[Amps] "Conventional" current flow

Larry Dighera LDighera at att.net
Sat Nov 19 18:38:51 EST 2016


Jim,

With all due respect, it would appear that you may be unaware of the vital role
mathematics plays in discovery of our physical universe.  There is a remarkably
insightful explanation in the Nova episode "The Great Math Mystery" aired March
30, 2016 on PBS:

    Is math invented by humans, or is it the language of the universe?	
    http://www.pbs.org/wgbh/nova/physics/great-math-mystery.html
    Video: https://youtu.be/JOtAFiI39_I
    Program Description:

    Revisit "The Great Math Mystery," fresh from the archives and just
    nominated for an Emmy Award.
    
    Join NOVA on a mathematical mystery tour—a provocative exploration of
    math's astonishing power across the centuries. We discover math's signature
    in the swirl of a nautilus shell, the whirlpool of a galaxy, and the spiral
    in the center of a sunflower. Math was essential to everything from the
    first wireless radio transmissions to the prediction and discovery of the
    Higgs boson and the successful landing of rovers on Mars.
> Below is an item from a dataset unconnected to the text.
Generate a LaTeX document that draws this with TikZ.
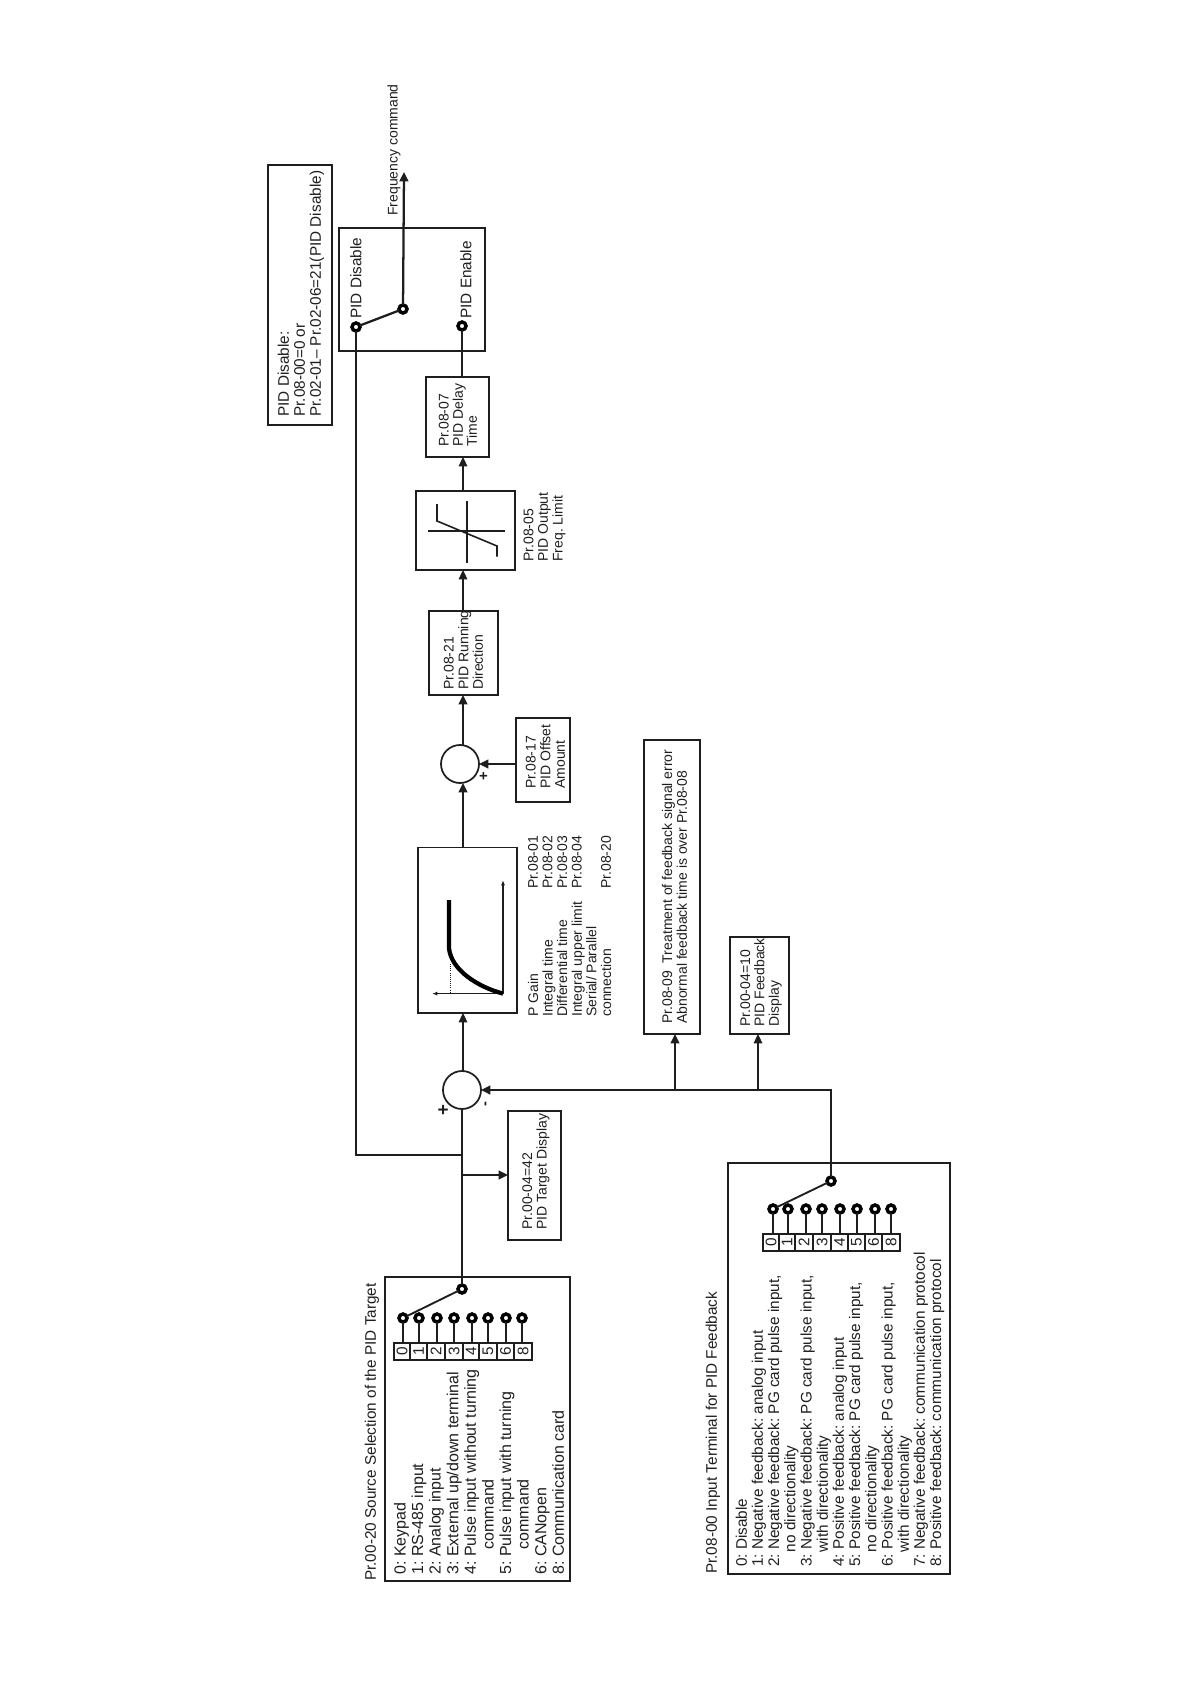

Astrophysicist
    and writer Mario Livio, along with a colorful cast of mathematicians,
    physicists, and engineers, follow math from Pythagoras to Einstein and
    beyond. It all leads to the ultimate riddle: Is math a human invention or
    the discovery of the language of the universe?

    "When scientists seek to understand the patterns of our world, they often
    turn to a powerful tool: mathematics. They quantify their observations and
    use mathematical techniques to examine them, hoping to discover the
    underlying causes of nature's rhythms and regularities.
    
    And it's worked, revealing the secrets behind the elliptical orbits of the
    planets to the electromagnetic waves that connect our cell phones.
    Mathematics has even guided the way, leading us right down to the
    sub-atomic building blocks of matter, which raises the question, “Why does
    it work at all? Is there an inherent mathematical nature to reality? Or is
    mathematics all in our heads?”
   
Religious practitioners have a vested interest in protecting their dogma; take
the Catholic church's behavior toward mathematician Galileo's 15th century
discovery of Jupiter's moons, and how mathematics revealed the Earth revolved
around the Sun, not the other way around, as the church had contended for
centuries.  The religious leaders nearly executed Galileo for publishing what
mathematics had revealed.  It took four hundred years for the church to finally
admit its error.

Likewise, "Intelligent Design" and creationism run country to the empirical
proofs grounded in mathematics.  I wonder how long it will take before they
admit their bias ...

Best regards,
Larry


-- 
Irrational acts are ultimately founded on irrational beliefs.
    -- Larry Dighera, LDighera at att.net







On Sat, 19 Nov 2016 19:26:27 +0000, Bill Turner <dezrat at outlook.com> wrote:

>------------ ORIGINAL MESSAGE ------------(may be snipped)
>
>On Wed, 16 Nov 2016 22:16:50 -0700, you wrote:
>
>>So the bottom line is that we shouldn't be troubled by abstract ideas like electric current. Most everything we know about the world is an abstraction of some sort. Instead, we should be grateful that the universe, despite its enormous complexity and subtlety, allows us to simplify its rules into stripped down descriptions that our small brains can understand and that let us do useful things, like build vacuum tubes. 
>>
>>73,
>>
>>Jim W8ZR
>
>REPLY:
>
>My main objection to "modern" physics is in the quote above.
>Physicists have a bad habit of using mathematics to describe the real
>world. They build a mathematical model of it and after a while they
>come to think the model is the real thing. It isn't, any more than a
>marble statue is a real human being. They get fixated on the math and
>lose sight of what is real. Einstein's description of gravity as a
>"distorting of space" is typical. Gravity is simply a force which is
>poorly understood, not a distortion of anything. 
>
>Another classic example is the Big Bang Theory. When it was first
>proposed the word "Theory" was always included. After a number of
>years, "Theory" was dropped and it became just the "Big Bang", as if
>it had been proven. It has not, except as a mathematical model but
>that doesn't stop a lot of people as accepting it as proven fact. 
>
>One of the great failings of the human race is the willingness to
>accept a plausible explanation for something that may or man not be
>true and can not be proven. 
>
>Mathematics is useful, but it is only a model, not the real thing.